Insgesamt sind wir fest davon überzeugt, dass dieser Projektansatz maßgeblich zum Erfolg und zur Akzeptanz in den Märkten beigetragen hat. Es entstand eben kein Trainingskonzept aus der Headquarter-Perspektive, sondern ein gemeinsames Ergebnis. In der Vergangenheit durchaus bekannte Einwände, wie „der Ansatz ist ganz gut, aber passt überhaupt nicht zu unserem Markt“, sind dadurch ausgeblieben.

eLearning Journal: Im Rahmen des Projekts wurden drei Kunden-Personas entwickelt, welche die Lernenden durch das gesamte Qualifizierungsprogramm begleiten. Wieso wurde dieser didaktische Ansatz gewählt?

Sabrina Schwarz: Unsere Zielgruppe, die Mercedes-Benz LKW-Verkäufer sollen mit Hilfe von C-Sales 3.0 unsere B2B-Kunden besser verstehen und durch die Customer Journey gezielt begleiten können. Dafür ist es wichtig, dass sich unsere Teilnehmer in jedem Schritt der Customer Journey in den Kunden hineinversetzen, die Erwartungen und Ansprüche nachvollziehen können und verstehen, was den Kunden aus seinem geschäftlichen Umfeld heraus bewegt. Damit dies im Training mit konkreten Beispielen geschieht, haben wir unsere drei Kunden-Personas entwickelt. Jede Persona hat eigene geschäftliche Rahmenbedingungen, Kaufmotive, Anforderungen an das Produkt sowie entsprechende Service- & Finanzierungslösungen. Im Rahmen der Learner Journey treffen unsere Teilnehmer immer wieder auf diese Kundenpersonas und lernen diese immer besser kennen und verstehen. Analog eines realen Kaufprozesses vertieft sich die Kundenbeziehung und das Verständnis zwischen dem Verkäufer und seinem Kunden über die Schritte wie beispielsweise der Bedarf- & Bedürfnisanalyse, der Angebotserstellung, etc. Uns war es wichtig, hier mit möglichst konkreten Beispielen zu arbeiten, gleichzeitig haben aber auch hier die Märkte wieder die Möglichkeit, die Kundenpersonas wo nötig zu adaptieren.

eLearning Journal: Wie wurde in dem Projekt der nachhaltige Lerntransfer sichergestellt?

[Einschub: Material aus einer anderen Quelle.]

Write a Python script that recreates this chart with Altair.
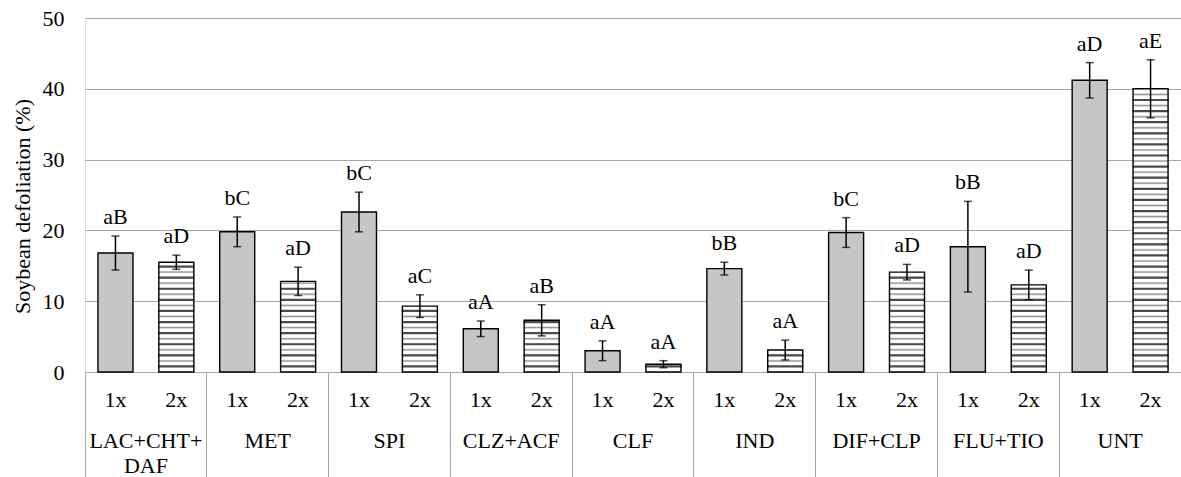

Sabrina Schwarz: Das C-Sales Programm war schon immer als duales Ausbildungskonzept angelegt, d.h. Trainingsphasen wechseln sich mit begleitenden Praxisphasen im Händlerbetrieb ab. Wir haben mit C-Sales 3.0 dieses Konzept weiter verfeinert. Die Praxisphasen im Betrieb werden durch das „Praxisphasenhandbuch“ für die Lerner begleitet, Selbstreflexionen angeleitet und die Umsetzung anhand von Beispielen aus dem Arbeitsalltag reflektiert. Darüber hinaus wird auch zu Beginn jedes Qualifizierungselements die Lernerfahrungen der vorangegangenen Praxisphasen verarbeitet. Ebenso unterstützen Wissenstests die Lerner dabei, den eigenen Lernerfolg zu überprüfen. Das „Finale“ des Lerntransfers stellt sicherlich für die Lerner die Zertifizierungsprüfung dar. Auch hier wird anhand von konkreten Simulationen aus dem Verkäuferalltags die Umsetzung des Gelernten in reales Verhalten überprüft.